Im Büro zum ersten Mal in diesem Jahr den Ventilator angestellt, unerträglich heiß hinter der Scheibe. Aber die Schafskälte sei schon schon im Anmarsch, heißt es. Und der Regen.
Die Nachrichten der letzten Tage machen mich ganz kirre. Vertrauen in Menschen zu setzen, geht nur außerhalb des Medieneinflusses. Es ist bitter. Sehr, sehr bitter.
Ich tröste mich mit Lyrik.
Zahlen des Tages: 183.879 und 8563, ca. 8.700 aktive Fälle.
Die Reproduktionszahl geht nach oben, aber macht ja nichts: Gibt sowie nur Feiertagszahlen in den nächsten Tagen. Lasst sie alle Singen und Tanzen und sehen uns in zwei Wochen wieder. Oder auch nicht.
Die USA werden ordentlich durchgeschüttelt. Der Rassismus ernet, was er gesät hat. Die Geschichte ist vorhersehbar geworden. Traurig vorhersehbar. Eine dunkle Finsternis.
Zahlen des Tages: 183.410 und 8.540 Tote. Weltweit wurde die 6.000.000 Grenze überschritten. In den Nachrichten spielen sie keine Rolle mehr. Die Pandemie zieht zärtlich ihre Kreise.
Während ich diesen Eintrag tippe, läuft der Livestream mit Igor Levit. Er spielt auf dem Flügel ein Werk, das zwanzig Stunden dauert. Vexations von Eric Saties. Damit will er auf das Leiden der Künstler*innen aufmerksam machen, die ihren Beruf nicht mehr ausüben können. Vor ihm liegt ein riesiger Stapel Papier, hinter ihm zerstreut, die schon gespielten Notenblätter.

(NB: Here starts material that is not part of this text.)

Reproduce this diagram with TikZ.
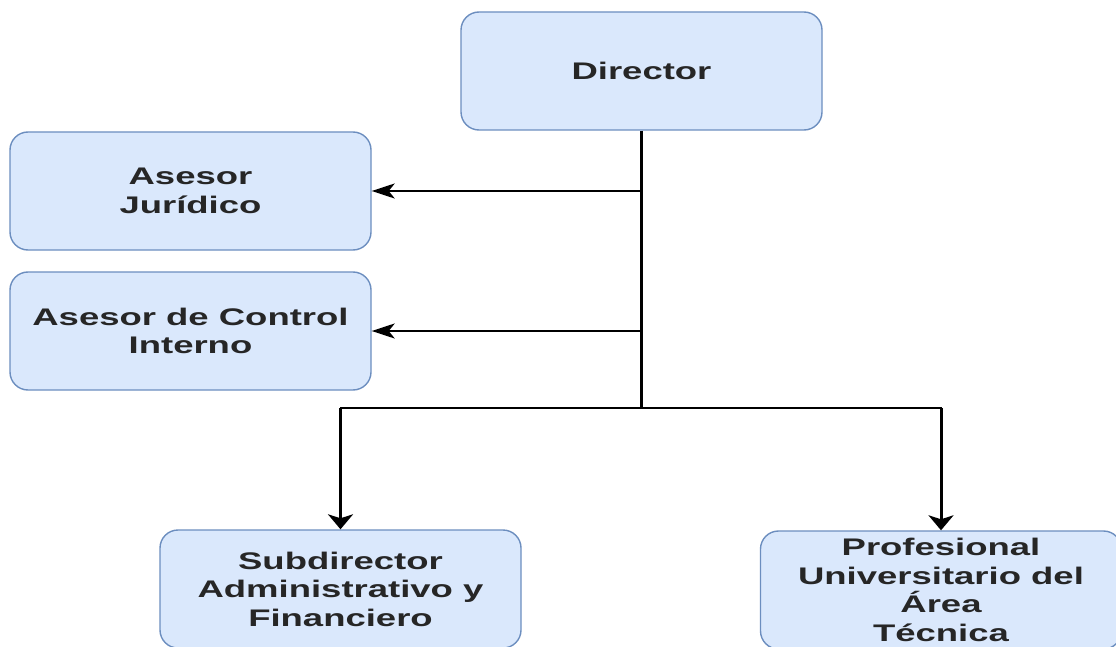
\documentclass[tikz,border=0pt]{standalone}
\usepackage{fontspec}
\newfontfamily\cargofont[FakeStretch=1.52]{Liberation Sans}
\usetikzlibrary{arrows.meta}
\definecolor{cajafondo}{HTML}{DAE8FC}
\definecolor{cajaborde}{HTML}{6C8EBF}

\begin{document}
\begin{tikzpicture}[x=1pt,y=-1pt]
    \tikzstyle{cargo} = [draw=cajaborde, fill=cajafondo, line width=1.4pt,
        rounded corners=18pt, minimum width=361pt, minimum height=118pt,
        align=center, inner sep=0pt, text=black!85,
        font=\cargofont\bfseries\fontsize{24}{28.5}\selectfont]
    \tikzstyle{horiz} = [line width=2pt]
    \tikzstyle{vert} = [line width=3pt]
    \tikzstyle{flechah} = [horiz, -{Stealth[length=23pt,width=15pt,inset=6pt]}]
    \tikzstyle{flechav} = [vert, -{Stealth[length=15pt,width=25pt,inset=4pt]}]

    \useasboundingbox (0,0) rectangle (1116,647);
    \clip (0,0) rectangle (1116,647);

    \node[cargo] (1) at (641.5,71) {Director};
    \node[cargo] (2) at (190.5,191) {Asesor\\Jurídico};
    \node[cargo] (3) at (190.5,331) {Asesor de Control\\Interno};
    \node[cargo] (4) at (340.5,589) {Subdirector\\Administrativo y\\Financiero};
    \node[cargo] (5) at (941,590) {Profesional\\Universitario del\\Área\\Técnica};

    \coordinate (6) at (641.5,408);
    \coordinate (7) at (4.north |- 6);
    \coordinate (8) at (5.north |- 6);

    \draw[vert]  (1) -- (6);
    \draw[flechah]  (1.south |- 2.east) -- (2.east);
    \draw[flechah]  (1.south |- 3.east) -- (3.east);
    \draw[horiz, line cap=rect]  (7) -- (8);
    \draw[flechav]  (7) -- (4.north);
    \draw[flechav]  (8) -- (5.north);

\end{tikzpicture}
\end{document}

Die Noten eines Leidensweg.
Mein Vater hat mir Dillsamen geschickt. Mit einer genauen Anweisung dazu, wie er gepflegt werden soll. Bisher wächst auf meinem Balkon jedes Kraut mehr oder weniger gut unter meiner Pflege, nur der Dill – mein Lieblingsgewürz – sabotiert mich. Sechs Jahre, sechs Dill-Pleiten. Jede in einem anderen Wachstumsstadium. In diesem Frühjahr kam statt Dill sogar einfach Brunnenkresse aus dem Topf gewachsen.
Mal sehen, ob dieser Samen jetzt den bösen Dillzauber bannt.
Zahlen des Tages: 183.139 und 8.530 Tote.
(Die Zahlen sinken nicht mehr und das Pfingstwochenende wird wohl noch etwas vertuschen, dass die Richtung nicht mehr stimmt. In der Zwischenzeit brennt es in den USA an allen Ecken der Zivilgesellschaft. Ein verlorenes Land am Abgrund.)
Hab einen Tag Urlaub genommen und gut daran getan. Sehr gut. Gerade jetzt, nachdem die Zahlen wieder gestiegen sind. So unnötig.
Das Museum Judengasse ist noch sehr viel interessanter als ich erwartet hatte.
Wer alte Gemäuer liebt, gerne in den Häusern von anderen Menschen herum geht oder wer einfach nur etwas über viele Jahrhunderte jüdisches Leben wissen möchte, ist dort gut aufgehoben.
Den Schlüssel für den alten Friedhof in der Battonstraße bekamen wir auch. Wobei dort die App des Jüdischen Museums sehr hilfreich war. Im Museum war alles so toll aufbereitet, da hatte ich gar nicht an die App gedacht.
Wir waren am Vormittag ganz alleine im Museum. Ein wunderbares Gefühl.